The Deadline For Submitting Bids For Cleaning Companies in Sofia Expires
The deadline for submission of bids in the tender for cleaning companies in Sofia, announced by the municipality, expires.
Nearly 300,000 tons of garbage collected from the capital Sofia have been dumped at the landfills near the second biggest city of Plovdiv, located in Southern Bulgaria, and the Danube town of Silistra, officials announced.
“Sofia garbage problems will be decided by the end of the year,” the mayor of the capital Yordanka Fandakova said on Monday, but refused to disclose any details.
“We have already picked a landfill to take the remaining bales of garbage there,” deputy mayor Maria Boyadzhijska added without naming it in a bod to cushion the likely opposition of the locals.
The municipality of Plovdiv has agreed to lend a hand to the capital in its attempts to deal with its ongoing garbage issues by storing and processing part of the 250 000 tons of baled waste that it currently has.
The government will pay the municipality of Plovdiv close to BGN 14 per ton in exchange for the garbage. The money will be used to construct the transport site Modar-Tsarevets, clean the banks of the Maritsa river and recultivate the waste depot at Tsalapitsa, which will significantly increase its capacity.
In the middle of November the European Commission said it will pursue court action against Bulgaria for failing to properly implement EU waste law.

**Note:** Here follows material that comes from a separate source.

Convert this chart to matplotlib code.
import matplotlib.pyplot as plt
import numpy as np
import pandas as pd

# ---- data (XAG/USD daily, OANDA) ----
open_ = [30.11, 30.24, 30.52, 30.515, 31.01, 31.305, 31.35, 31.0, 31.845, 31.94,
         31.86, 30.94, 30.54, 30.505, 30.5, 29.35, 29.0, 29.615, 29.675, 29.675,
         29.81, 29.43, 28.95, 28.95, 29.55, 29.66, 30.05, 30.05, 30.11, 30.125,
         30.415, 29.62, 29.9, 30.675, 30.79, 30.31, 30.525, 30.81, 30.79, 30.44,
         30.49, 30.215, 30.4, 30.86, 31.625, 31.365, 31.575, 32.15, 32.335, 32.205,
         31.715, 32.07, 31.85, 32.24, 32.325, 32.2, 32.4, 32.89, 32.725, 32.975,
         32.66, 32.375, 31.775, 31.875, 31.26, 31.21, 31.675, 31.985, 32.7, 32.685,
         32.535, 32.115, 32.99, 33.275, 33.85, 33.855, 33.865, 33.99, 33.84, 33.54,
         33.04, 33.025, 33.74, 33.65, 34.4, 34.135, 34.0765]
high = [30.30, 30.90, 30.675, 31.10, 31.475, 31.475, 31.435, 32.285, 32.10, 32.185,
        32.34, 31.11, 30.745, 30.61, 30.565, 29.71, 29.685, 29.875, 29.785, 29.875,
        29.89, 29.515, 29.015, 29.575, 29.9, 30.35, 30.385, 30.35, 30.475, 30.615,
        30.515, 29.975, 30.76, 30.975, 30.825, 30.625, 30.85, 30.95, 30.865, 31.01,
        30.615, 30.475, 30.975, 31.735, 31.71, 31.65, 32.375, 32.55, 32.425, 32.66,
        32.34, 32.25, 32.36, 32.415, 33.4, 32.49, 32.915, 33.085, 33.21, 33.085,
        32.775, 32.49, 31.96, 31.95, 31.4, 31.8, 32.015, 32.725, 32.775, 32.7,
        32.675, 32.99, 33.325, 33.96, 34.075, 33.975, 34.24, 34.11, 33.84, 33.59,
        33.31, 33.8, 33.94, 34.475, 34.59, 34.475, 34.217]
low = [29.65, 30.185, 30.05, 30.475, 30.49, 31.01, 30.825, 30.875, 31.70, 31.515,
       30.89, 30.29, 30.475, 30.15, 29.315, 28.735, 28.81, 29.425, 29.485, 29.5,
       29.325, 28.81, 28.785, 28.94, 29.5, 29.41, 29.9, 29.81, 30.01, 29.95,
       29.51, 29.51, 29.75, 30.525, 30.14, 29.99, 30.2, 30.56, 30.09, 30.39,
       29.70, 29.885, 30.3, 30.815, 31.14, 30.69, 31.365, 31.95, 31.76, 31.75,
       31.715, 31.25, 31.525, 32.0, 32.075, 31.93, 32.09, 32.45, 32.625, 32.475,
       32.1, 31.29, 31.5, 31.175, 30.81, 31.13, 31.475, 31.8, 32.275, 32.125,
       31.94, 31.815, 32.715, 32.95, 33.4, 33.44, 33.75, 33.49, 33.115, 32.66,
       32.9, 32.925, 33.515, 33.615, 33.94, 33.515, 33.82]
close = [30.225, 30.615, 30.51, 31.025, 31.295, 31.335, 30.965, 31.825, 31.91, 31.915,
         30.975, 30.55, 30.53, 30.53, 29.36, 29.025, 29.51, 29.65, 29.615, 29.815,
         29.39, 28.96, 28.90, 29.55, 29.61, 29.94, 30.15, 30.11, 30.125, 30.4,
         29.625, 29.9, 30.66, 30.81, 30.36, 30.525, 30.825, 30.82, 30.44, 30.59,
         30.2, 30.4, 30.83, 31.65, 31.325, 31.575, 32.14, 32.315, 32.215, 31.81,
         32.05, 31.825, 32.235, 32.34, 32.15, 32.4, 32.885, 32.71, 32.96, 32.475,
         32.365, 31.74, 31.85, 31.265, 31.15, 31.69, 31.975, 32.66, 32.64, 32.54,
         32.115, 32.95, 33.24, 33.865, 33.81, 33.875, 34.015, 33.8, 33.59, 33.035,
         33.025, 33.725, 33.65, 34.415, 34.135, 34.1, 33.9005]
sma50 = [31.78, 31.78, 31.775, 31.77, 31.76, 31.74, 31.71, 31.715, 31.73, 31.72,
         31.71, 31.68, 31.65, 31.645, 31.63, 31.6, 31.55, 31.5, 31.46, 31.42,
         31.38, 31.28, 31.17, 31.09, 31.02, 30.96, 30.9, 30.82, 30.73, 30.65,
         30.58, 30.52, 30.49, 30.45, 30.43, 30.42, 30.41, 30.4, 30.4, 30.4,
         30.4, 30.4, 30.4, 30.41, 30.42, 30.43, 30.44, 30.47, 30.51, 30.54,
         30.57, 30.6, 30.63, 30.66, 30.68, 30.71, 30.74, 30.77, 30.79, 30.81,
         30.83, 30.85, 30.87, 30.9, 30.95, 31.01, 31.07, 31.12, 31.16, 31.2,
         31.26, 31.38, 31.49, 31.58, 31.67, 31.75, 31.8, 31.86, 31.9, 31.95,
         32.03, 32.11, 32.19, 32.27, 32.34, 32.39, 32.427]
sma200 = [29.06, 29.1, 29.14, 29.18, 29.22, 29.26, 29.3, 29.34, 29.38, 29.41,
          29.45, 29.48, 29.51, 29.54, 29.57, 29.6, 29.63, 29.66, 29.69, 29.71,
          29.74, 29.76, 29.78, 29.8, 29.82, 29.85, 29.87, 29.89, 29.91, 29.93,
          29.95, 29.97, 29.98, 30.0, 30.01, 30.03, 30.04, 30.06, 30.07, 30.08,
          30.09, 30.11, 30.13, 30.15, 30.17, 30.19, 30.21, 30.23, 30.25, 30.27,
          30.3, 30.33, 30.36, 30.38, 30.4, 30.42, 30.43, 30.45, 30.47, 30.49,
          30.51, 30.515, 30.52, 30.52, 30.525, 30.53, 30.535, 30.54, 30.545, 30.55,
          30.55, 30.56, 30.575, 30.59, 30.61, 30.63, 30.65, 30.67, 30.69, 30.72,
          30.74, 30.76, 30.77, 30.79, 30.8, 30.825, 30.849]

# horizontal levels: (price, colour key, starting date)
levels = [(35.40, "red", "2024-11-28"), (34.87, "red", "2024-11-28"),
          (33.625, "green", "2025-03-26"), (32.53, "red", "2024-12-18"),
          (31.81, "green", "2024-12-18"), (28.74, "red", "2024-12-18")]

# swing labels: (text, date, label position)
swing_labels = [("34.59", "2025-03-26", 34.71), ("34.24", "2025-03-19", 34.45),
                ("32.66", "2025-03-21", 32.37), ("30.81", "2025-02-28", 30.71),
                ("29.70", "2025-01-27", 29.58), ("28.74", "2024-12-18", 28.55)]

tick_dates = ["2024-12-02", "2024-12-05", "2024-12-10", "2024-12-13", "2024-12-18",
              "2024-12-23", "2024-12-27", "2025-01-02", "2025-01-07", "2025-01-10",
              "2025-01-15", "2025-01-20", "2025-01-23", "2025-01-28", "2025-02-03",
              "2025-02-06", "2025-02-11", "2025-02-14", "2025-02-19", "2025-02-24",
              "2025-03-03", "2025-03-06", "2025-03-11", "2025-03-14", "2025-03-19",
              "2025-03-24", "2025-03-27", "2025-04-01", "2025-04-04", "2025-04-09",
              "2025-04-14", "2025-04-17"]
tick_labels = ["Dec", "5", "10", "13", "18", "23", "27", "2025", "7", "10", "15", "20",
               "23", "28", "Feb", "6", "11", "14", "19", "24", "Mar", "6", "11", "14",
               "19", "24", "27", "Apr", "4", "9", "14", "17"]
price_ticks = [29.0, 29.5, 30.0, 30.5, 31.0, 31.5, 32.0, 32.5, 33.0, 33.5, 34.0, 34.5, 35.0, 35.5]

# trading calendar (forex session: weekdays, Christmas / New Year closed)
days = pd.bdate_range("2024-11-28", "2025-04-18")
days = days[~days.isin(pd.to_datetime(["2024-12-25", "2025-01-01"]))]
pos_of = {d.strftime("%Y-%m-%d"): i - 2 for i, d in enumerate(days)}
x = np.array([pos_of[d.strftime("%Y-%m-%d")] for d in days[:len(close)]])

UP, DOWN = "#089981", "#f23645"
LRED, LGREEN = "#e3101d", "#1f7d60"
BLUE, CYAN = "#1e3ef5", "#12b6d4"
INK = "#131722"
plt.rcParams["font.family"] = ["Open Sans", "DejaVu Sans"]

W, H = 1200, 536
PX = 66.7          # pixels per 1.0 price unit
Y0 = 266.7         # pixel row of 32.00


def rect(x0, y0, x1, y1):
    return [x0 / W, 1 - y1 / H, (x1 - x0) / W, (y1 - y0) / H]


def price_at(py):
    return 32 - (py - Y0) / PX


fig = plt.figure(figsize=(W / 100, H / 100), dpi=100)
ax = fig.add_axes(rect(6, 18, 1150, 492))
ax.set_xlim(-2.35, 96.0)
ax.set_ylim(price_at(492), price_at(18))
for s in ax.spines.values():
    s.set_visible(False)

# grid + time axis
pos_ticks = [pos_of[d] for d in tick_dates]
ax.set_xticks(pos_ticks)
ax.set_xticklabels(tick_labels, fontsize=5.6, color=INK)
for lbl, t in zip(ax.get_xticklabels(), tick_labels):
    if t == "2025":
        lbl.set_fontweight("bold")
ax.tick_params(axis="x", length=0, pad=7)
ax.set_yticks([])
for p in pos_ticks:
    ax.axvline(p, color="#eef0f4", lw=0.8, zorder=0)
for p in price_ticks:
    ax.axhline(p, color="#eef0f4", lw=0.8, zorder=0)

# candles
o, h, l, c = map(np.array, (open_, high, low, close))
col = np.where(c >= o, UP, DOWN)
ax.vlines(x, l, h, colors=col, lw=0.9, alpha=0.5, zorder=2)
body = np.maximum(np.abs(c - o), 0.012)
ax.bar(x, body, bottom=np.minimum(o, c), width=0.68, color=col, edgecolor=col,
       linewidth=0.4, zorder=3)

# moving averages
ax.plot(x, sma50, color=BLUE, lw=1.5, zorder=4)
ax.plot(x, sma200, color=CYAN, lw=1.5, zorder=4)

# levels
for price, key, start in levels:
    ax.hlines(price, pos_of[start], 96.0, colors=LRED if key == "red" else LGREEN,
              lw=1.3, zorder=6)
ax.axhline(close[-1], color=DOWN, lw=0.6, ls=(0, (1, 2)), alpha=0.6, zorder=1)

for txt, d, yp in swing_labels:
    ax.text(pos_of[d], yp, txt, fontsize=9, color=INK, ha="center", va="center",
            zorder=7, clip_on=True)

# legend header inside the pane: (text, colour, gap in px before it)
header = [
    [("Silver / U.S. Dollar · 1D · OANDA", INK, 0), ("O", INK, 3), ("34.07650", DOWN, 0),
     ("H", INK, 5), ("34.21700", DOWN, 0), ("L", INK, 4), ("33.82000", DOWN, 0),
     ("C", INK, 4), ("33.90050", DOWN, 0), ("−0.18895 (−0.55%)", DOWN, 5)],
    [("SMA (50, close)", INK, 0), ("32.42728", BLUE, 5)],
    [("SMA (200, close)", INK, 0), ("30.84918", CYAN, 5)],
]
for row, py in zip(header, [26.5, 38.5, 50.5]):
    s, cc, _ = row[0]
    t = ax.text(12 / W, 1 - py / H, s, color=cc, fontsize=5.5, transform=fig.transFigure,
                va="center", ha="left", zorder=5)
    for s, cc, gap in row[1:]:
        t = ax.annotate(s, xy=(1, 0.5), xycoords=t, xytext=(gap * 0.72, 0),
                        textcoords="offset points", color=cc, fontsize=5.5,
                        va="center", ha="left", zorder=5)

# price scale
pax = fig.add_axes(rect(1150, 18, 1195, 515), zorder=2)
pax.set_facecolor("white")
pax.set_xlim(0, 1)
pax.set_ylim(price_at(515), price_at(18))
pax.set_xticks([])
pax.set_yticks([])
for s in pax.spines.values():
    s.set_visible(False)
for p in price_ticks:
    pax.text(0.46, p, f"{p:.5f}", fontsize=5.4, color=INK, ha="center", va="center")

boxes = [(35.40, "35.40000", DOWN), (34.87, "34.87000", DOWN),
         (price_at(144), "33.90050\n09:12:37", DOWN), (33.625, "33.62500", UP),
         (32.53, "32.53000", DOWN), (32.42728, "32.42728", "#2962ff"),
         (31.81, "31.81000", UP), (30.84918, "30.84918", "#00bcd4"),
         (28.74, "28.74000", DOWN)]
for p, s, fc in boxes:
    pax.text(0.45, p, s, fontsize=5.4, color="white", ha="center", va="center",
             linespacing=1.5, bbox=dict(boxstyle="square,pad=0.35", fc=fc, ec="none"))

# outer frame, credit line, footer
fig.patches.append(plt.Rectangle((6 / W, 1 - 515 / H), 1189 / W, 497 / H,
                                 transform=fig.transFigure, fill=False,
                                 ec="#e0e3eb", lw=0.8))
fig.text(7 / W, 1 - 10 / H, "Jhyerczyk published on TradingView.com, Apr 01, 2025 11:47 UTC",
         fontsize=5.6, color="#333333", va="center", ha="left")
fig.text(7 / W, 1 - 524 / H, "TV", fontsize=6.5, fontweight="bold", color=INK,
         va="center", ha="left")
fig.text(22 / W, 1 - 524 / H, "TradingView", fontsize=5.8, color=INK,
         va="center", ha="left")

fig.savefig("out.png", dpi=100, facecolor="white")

The case concerns inadequate waste disposal in the capital Sofia, which should have had an adequate network of waste disposal installations in place by the time of its accession on 1 January 2007 but a solution remains some years away, the Commission said.
This is the first trial launched by the European Commission against the EU newcomer.
Finding a solution to Sofia ongoing waste problems was a politically sensitive issue in the months before the parliamentary elections in the summer last year, which mayor of the capital Boyko Borisov won by a large margin.
The previous Socialist-led government officially declared a state of emergency in Sofia at the beginning of April over lack of adequate waste removal, saying that the garbage problems threatened national security and citing health and environmental concerns.
The then opposition party of Sofia mayor GERB, which won the elections by a large margin and formed a government, dismissed this as pre-election muscle pumping.
The gargabe problems came after the people, living close to Sofia operational landfill at Suhodol, started staging rallies, demanding the closing of the dumpsite on the western outskirts of Bulgaria's capital over health and environmental concerns.
The dumpsite was reopened at the beginning of December 2007 after the environment ministry backed the controversial option to prevent a looming garbage crisis in the capital.
Suhodol residents forced Sofia authorities to introduce crisis management in July 2005 after blockading the landfill. The protests left the streets in the capital littered with garbage, posing a serious risk to human health and the environment.